La tarde en que Remi Carreres y José Luis Macías vinieron a Harmony a comprar singles de importación, poco les quedaba ya del efecto new wave. Todo iba a mucha velocidad en aquellos días. Las novedades en torno a la música surgían, eran celebradas con intensidad y, en poco más de un año, mutaban en otra cosa. Lo siniestro, los sintetizadores, el baile. Remi y Macías se las apañaban para llevar corbatas finas y negras. La Banda de Gaal, que era como se llamaba el grupo en el que estaban entonces, había tenido tan sólo un año antes una etapa muy nuevaolera. Les gustaba Split Enz y en algún momento incluso se les llegó a colar The Police.Las chapitas eran uno de los emblemas que definían a la nueva ola. La chapa sí que era fácil de encontrar y compensaba las carencias modernas en el atuendo. Una chapa de Devo. Una de B-52’s. Bowie y Reed, por supuesto. Por sus chapitas los conoceréis pensábamos sin decirlo los que estábamos en el ajo en aquellos días.
Carlos Pérez de Ziriza dedica en su libro un capítulo a las mujeres de la nueva ola. En Madrid hubo unas cuantas –Alaska, Tesa Arranz, Curra, Rubi, Las Chinas…-, en València fueron bastante menos. Pero ni siquiera eso puede cambiar el hecho liberador que comenzó con el punk y que ya nunca dio marcha atrás para que las mujeres adquirieran visibilidad y voz propia en una música dominada por los hombres y por su discurso. En Valencia la nueva ola iluminó los primeros pasos de Betty Troupe, liderados por una mujer, Flora Illueca, desde el primer día, cuando se hacían llamar Betty Boop Troupe. Lo que vendría después fueron variaciones sobre esa posibilidad y adaptaciones más o menos afortunadas alrededor del grupo de pop moderno, con toques tecnopop y canciones pop.
En su libro, Carlos habla también del power pop, que iba de la mano con la new wave, aunque el primero acabó siendo una especie de género imperecedero.

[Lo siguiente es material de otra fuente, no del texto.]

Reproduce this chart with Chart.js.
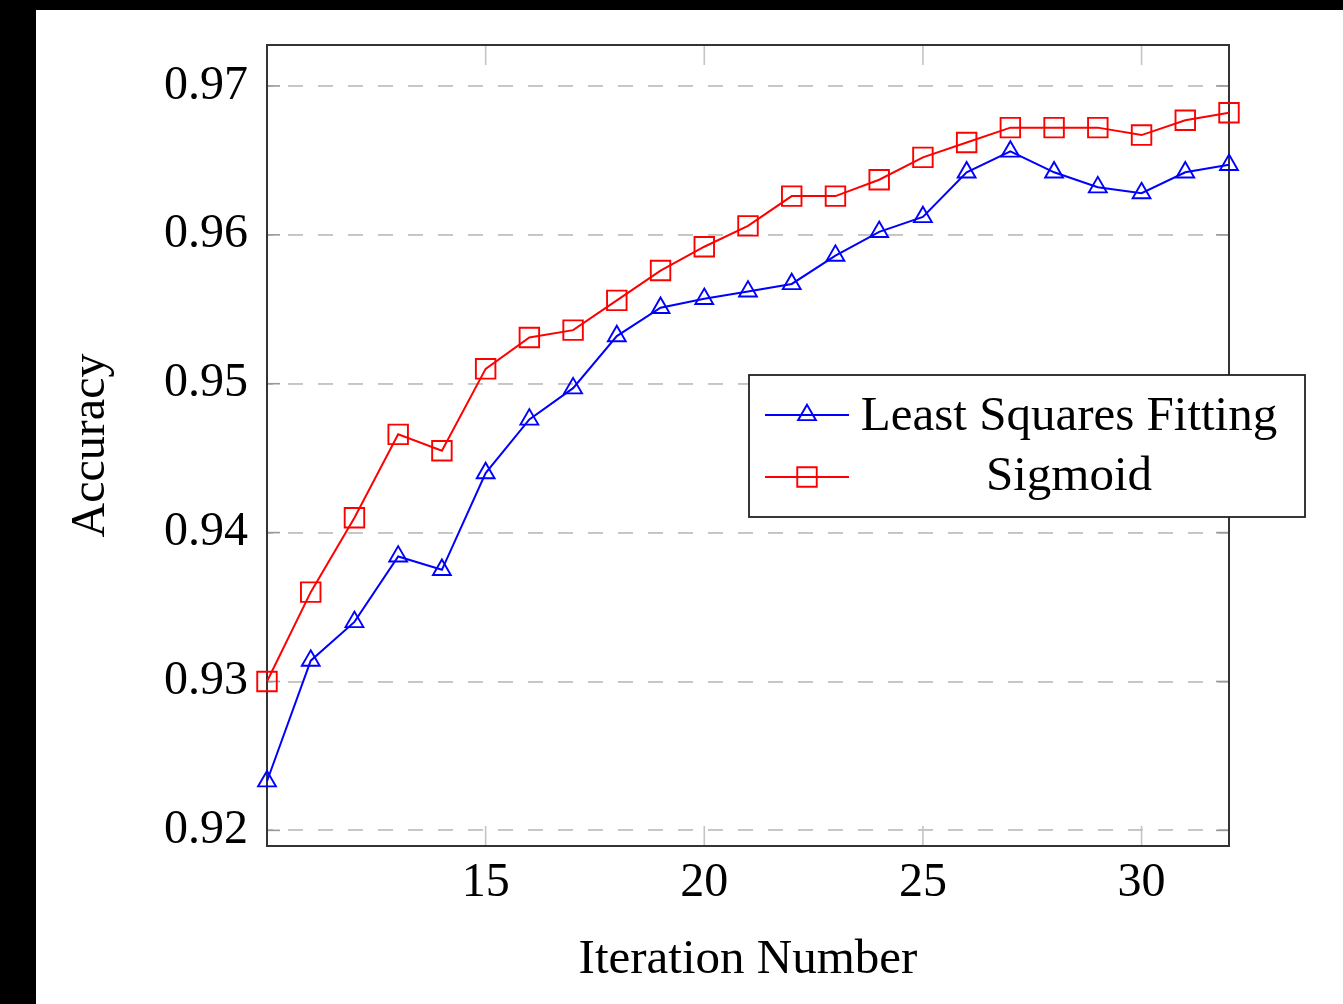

A mí me gustaban mucho Dirty Looks y su frenético ‘Don’t Go’. La nueva ola era eso. Tres minutos de ordenado frenesí, un chispazo que venía de fuera y provocaba otro en tu interior. El power pop tuvo mucho más predicamento en Madrid (demasiado sencillo para nosotros, los valencianos amantes de lo artificioso) pero no olvidemos que no muy lejos de aquí, en Castellón, estuvieron Los Auténticos, que eran un auténtico milagro. Y que Julio Bustamante transfirió ese espíritu saltarín al ámbito de su querida Malvarrosa con In Fraganti. La nueva ola lo tiñó todo de un color al que, al menos en este país, no estábamos acostumbrados. Para mí, la nueva ola son las inflexiones a lo Yoko Ono de Lene Lovich actuando en Aplauso con sus largas trenzas. La portada del Candy-O de The Cars y todas y cada una de las canciones que hacían de él un álbum perfecto. El primer álbum de B-52’s. Los farfisas que barrían las canciones de Elvis Costello. Y por encima de todas las cosas, Blondie. Blondie con aquel concepto inmaculado, canciones pop que no renunciaban a ser arte, y una lideresa, Debbie Harry, que reescribió las leyes del sexo en la música pop, desde su óptica y sus deseos, sin permitir que ningún hombre le dictara cómo debía vestirse, moverse o cantar.